Um em cada três ilegais na Holanda já foi recusado por um clínico geral ou hospital. E mais da metade não procura os serviços de saúde quando precisa. Foi o que apontou uma conversa com 110 pessoas que vivem no país sem documentos de permanência.
A Holanda tem entre 75 e 185 mil pessoas sem documentos de permanência. A grande maioria vem de outros continentes. Desde 1997, ilegais não podem fazer seguro de saúde na Holanda, mas quando precisam de atendimento médico têm que procurar os serviços públicos, e para isso precisam apresentar um seguro.
Margreet Kroesen, coordenadora da organização Médicos do Mundo em Amsterdã, é mediadora entre ilegais e funcionários dos serviços de saúde.
“O acesso ao atendimento médico é muito difícil para ilegais na Holanda. Há, relativamente, um número muito alto de recusas no país, não tanto por clínicos gerais, mas principalmente nos hospitais, porque aí trata-se de contas mais altas. Muitas vezes os ilegais têm que pagar na recepção do hospital antes de serem atendidos. E eles não têm o dinheiro porque não podem trabalhar, então voltam pra casa sem atendimento.”
Desde o início de 2009 existe um fundo especial do governo para atendimento médico a ilegais. Vários hospitais holandeses podem pedir restituição a este fundo pelos gastos com tratamento de ilegais. Aparentemente, um serviço bem planeado.
Primeiros socorros
Mesmo os hospitais que não têm acesso ao fundo atendem em situações de urgência. O hospital Sint Lucas Andreas, em Amsterdão, é um exemplo. Fee Willemborg é chefe do serviço de primeiros socorros:
”Primeiros socorros e grávidas nós sempre atendemos, isso é obrigatório na Holanda. Casos que não sejam de emergência nós enviamos a hospitais que possam declarar os custos ao fundo. Pedimos às pessoas, nos casos de atendimento de emergência, que paguem uma taxa de 250 euros, mas com ou sem dinheiro, elas são atendidas.”

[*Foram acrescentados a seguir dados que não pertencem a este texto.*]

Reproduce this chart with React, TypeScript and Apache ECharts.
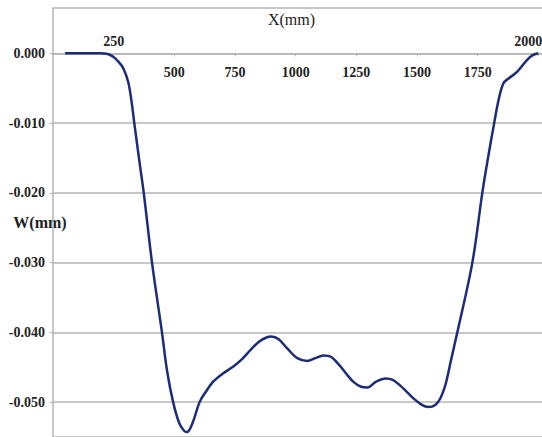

Aparentemente, as coisas estão bem planeadas, mas na prática a situação é outra, conta Rianne Ederveen, que trabalha em um centro de apoio a ilegais. Ilegais às vezes são tratados de maneira brutal, até mesmo em casos de primeiros socorros, onde existe a obrigação de atendimento:
“Recentemente uma criança ilegal chegou a um hospital com uma perna quebrada para primeiros socorros. O funcionário exigiu que o serviço fosse pago antes, senão ela não seria atendida, e manteve sua posição até o fim, dizendo que mandaria a criança para casa de perna quebrada. Até que uma pessoa que havia sido testemunha do acidente ofereceu o pagamento. Só então a menina foi atendida.”
Outro grande problema é que ilegais quase não procuram serviços médicos. Por vergonha ou por medo de serem expulsos do país, diz Margreet Kroesen, do Médicos do Mundo.

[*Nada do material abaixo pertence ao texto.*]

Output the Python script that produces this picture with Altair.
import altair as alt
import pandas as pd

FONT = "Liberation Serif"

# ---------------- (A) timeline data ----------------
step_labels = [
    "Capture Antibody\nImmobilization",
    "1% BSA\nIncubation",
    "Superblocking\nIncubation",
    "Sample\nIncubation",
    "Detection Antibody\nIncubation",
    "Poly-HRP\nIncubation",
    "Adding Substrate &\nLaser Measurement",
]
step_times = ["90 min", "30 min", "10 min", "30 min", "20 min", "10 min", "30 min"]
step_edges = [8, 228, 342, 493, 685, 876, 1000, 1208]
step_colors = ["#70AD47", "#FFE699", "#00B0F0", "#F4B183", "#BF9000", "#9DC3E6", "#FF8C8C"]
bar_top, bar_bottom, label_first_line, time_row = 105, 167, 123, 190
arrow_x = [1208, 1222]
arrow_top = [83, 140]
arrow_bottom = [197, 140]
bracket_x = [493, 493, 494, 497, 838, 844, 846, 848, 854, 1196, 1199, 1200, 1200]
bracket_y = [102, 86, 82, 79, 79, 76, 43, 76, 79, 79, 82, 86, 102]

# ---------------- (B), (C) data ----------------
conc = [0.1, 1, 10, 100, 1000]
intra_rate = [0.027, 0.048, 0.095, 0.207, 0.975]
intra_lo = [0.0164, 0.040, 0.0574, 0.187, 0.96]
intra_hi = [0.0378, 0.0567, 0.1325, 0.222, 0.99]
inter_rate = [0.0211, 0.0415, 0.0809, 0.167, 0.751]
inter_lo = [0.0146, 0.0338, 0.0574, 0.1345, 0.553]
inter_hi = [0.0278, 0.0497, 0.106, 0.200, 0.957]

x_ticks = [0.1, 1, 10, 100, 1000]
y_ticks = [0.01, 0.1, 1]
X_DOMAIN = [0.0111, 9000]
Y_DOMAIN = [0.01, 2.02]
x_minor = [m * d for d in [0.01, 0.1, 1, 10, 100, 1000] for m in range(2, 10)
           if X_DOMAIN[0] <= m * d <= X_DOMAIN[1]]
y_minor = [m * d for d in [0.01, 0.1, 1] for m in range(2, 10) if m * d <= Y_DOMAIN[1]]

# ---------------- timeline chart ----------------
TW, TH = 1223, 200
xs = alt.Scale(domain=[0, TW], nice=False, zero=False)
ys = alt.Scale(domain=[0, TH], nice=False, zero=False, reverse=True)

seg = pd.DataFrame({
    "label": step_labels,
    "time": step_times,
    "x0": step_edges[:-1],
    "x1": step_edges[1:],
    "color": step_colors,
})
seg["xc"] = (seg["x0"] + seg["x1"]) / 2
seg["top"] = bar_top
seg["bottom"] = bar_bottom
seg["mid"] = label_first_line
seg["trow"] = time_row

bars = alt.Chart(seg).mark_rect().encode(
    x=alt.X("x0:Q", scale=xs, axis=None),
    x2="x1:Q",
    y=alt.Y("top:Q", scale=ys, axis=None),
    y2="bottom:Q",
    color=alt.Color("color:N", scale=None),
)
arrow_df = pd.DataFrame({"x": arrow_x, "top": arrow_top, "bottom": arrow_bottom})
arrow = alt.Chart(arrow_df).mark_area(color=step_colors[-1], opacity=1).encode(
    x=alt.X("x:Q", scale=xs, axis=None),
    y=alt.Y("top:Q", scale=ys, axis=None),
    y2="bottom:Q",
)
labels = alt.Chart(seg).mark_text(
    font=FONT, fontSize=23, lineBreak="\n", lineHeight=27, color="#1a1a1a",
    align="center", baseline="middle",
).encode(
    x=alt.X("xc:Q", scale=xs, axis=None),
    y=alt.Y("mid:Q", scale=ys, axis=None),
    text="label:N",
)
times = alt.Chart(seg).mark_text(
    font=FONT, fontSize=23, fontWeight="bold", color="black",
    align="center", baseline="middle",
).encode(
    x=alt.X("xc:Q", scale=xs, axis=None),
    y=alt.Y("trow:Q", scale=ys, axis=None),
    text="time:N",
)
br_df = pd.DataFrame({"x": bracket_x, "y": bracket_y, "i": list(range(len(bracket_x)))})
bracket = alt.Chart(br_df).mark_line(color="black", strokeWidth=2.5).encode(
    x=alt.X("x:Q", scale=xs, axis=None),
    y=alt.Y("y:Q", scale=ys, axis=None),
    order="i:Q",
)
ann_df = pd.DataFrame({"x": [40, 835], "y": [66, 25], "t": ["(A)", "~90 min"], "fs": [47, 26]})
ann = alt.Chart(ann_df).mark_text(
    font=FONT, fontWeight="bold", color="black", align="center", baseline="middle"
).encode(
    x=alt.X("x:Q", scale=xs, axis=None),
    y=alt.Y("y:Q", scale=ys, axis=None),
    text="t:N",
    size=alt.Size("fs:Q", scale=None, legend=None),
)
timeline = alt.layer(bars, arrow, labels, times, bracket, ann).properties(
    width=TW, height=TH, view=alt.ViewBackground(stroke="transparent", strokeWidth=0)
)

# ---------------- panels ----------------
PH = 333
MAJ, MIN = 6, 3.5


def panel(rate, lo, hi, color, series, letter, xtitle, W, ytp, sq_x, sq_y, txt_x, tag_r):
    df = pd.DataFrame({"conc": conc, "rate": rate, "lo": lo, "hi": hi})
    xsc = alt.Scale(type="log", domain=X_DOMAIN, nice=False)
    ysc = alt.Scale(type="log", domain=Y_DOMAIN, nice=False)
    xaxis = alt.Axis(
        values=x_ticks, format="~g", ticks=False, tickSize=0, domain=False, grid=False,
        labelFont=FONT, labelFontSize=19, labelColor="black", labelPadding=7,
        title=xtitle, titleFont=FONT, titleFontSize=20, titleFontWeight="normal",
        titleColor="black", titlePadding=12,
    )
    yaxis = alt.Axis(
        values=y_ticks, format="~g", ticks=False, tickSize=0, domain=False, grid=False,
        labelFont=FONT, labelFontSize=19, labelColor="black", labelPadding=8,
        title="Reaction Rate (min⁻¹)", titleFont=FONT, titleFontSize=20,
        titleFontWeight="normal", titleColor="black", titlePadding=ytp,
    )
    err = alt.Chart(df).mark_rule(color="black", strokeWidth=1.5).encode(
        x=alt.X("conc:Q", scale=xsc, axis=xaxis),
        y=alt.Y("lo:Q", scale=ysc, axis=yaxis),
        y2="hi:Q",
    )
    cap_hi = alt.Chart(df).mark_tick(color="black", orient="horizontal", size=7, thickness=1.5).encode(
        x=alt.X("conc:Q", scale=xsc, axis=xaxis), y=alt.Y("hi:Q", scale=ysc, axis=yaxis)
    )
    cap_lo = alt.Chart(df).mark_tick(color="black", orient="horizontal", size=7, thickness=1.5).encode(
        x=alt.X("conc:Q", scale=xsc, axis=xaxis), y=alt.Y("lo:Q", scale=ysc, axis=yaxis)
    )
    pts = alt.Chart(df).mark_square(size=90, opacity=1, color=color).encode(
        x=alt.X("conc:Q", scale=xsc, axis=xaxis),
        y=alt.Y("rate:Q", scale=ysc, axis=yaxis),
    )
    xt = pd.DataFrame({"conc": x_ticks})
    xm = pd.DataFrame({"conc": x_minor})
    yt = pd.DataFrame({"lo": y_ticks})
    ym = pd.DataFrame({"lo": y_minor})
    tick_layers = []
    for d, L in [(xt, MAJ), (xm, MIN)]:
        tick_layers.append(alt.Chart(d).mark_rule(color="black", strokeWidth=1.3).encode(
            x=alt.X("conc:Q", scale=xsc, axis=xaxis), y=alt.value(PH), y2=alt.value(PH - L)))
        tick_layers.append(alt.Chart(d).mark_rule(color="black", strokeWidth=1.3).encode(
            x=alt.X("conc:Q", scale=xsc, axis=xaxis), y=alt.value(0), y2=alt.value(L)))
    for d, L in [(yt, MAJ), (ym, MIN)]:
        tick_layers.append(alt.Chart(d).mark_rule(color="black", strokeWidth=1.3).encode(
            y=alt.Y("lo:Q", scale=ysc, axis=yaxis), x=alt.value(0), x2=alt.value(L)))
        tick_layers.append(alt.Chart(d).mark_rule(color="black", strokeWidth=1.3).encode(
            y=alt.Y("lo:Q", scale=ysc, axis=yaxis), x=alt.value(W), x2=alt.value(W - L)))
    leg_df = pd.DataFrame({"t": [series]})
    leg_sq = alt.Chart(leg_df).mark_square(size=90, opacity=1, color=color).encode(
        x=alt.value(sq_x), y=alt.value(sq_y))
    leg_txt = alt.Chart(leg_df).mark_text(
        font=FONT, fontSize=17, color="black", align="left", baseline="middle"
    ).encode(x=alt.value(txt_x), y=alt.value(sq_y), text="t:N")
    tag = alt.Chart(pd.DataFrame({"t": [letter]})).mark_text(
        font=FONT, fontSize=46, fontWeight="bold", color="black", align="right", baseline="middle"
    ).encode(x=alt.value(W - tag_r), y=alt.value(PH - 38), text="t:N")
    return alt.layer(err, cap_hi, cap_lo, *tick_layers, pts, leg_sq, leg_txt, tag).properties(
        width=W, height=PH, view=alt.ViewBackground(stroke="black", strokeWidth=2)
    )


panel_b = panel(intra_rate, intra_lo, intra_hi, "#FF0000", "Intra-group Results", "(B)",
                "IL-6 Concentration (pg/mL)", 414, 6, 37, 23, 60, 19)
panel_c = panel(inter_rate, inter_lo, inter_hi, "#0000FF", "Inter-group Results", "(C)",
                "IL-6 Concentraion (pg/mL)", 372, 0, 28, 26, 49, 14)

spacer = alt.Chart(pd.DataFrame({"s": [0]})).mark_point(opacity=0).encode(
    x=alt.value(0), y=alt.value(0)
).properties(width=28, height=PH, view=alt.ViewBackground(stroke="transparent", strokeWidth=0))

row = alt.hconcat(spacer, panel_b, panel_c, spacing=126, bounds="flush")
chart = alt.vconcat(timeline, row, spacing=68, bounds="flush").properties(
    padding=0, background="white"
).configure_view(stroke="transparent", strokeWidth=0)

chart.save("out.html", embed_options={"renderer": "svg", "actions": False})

“Este grupo demora muito mais a procurar atendimento que o holandês médio. Eles não sabem quais são seus direitos, frequentemente são traumatizados, têm vergonha porque só podem pagar uma parte dos custos, têm muito medo de serem denunciados, não sabem que os médicos têm que manter segredo profissional. Estas pessoas estão aqui tentando sobreviver e só vão ao médico quando as queixas são muito graves.”
Pilha de contas
Uma jovem turca na sala de espera da organização Médicos do Mundo comprovou o problema. Em sua mão, uma pilha de contas: “Tenho 27 anos e venho da Turquia. Moro aqui há sete anos. Meu filhinho está com câncer e, depois de uma mediação, foi operado. Agora tenho que pagar contas que chegam a 33 mil euros e eu não tenho dinheiro, não tenho trabalho, não sei o que fazer.”

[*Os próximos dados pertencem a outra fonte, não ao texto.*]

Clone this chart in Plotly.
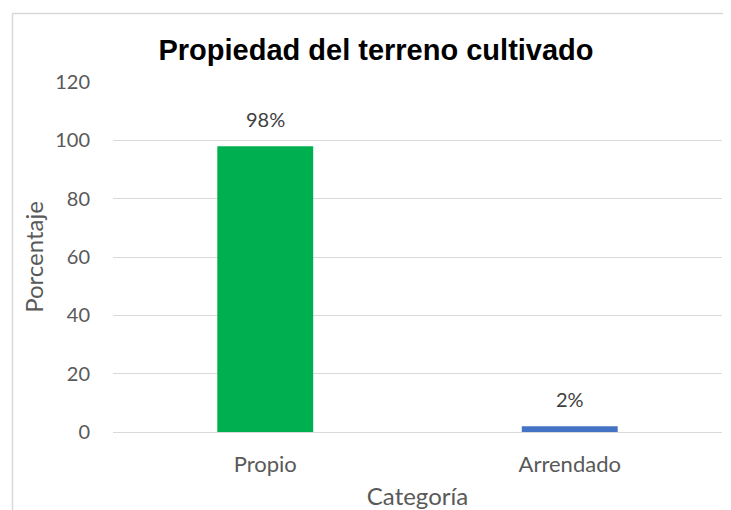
import plotly.graph_objects as go

categories = ["Propio", "Arrendado"]
values = [98, 2]
labels = ["98%", "2%"]
colors = ["#00B050", "#4472C4"]
y_ticks = [0, 20, 40, 60, 80, 100, 120]

# the page places the figure at an 8px body margin
W, H = 723, 502
L, R, T, B = 105, 9, 74, 78
pw, ph = W - L - R, H - T - B

def px_x(p):
    return (p - L) / pw

def px_y(p):
    return (H - B - p) / ph

fig = go.Figure(go.Bar(
    x=categories, y=values, marker_color=colors, marker_line_width=0,
))

for c, v, t in zip(categories, values, labels):
    fig.add_annotation(x=c, y=v, text=t, showarrow=False, yanchor="middle", yshift=27,
                       font=dict(family="Lato", size=20, color="#404040"))

fig.update_layout(
    width=W, height=H, margin=dict(l=L, r=R, t=T, b=B, autoexpand=False),
    paper_bgcolor="white", plot_bgcolor="white",
    bargap=0.685, showlegend=False,
    title=dict(text="<b>Propiedad del terreno cultivado</b>", x=368 / W, xref="container",
               xanchor="center", y=1 - 42 / H, yref="container", yanchor="middle",
               font=dict(family="Liberation Sans", size=29, color="black")),
    font=dict(family="Lato", color="#595959"),
    shapes=[dict(type="rect", xref="paper", yref="paper",
                 x0=px_x(4.5), x1=px_x(730), y0=px_y(530), y1=px_y(5.5),
                 line=dict(color="#D9D9D9", width=1.5), layer="below")],
)
fig.update_yaxes(range=[0, 120], tickvals=y_ticks, showgrid=True, gridcolor="#D9D9D9",
                 gridwidth=1, zeroline=False, showline=False, automargin=False,
                 tickfont=dict(family="Lato", size=20, color="#595959"),
                 ticklabelstandoff=22,
                 title=dict(text="Porcentaje", font=dict(family="Lato", size=24, color="#595959"),
                            standoff=4))
fig.update_xaxes(showgrid=False, showline=True, linecolor="#D9D9D9", linewidth=1, automargin=False,
                 tickfont=dict(family="Lato", size=22, color="#595959"),
                 ticklabelstandoff=13,
                 title=dict(text="Categoría", font=dict(family="Lato", size=24, color="#595959"),
                            standoff=20))

fig.write_html("out.html", post_script="document.body.style.overflow='hidden';")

O elogiado serviço ‘amigável ao paciente’ do sistema holandês, portanto, não é sempre um refúgio para imigrantes sem documentos. Funcionários dos serviços de saúde nem sempre estão bem informados das regras existentes para estes casos. Ilegais doentes são muitas vezes tratados de maneira ríspida e o grupo é muito vulnerável para protestar. Ainda não há uma solução a vista.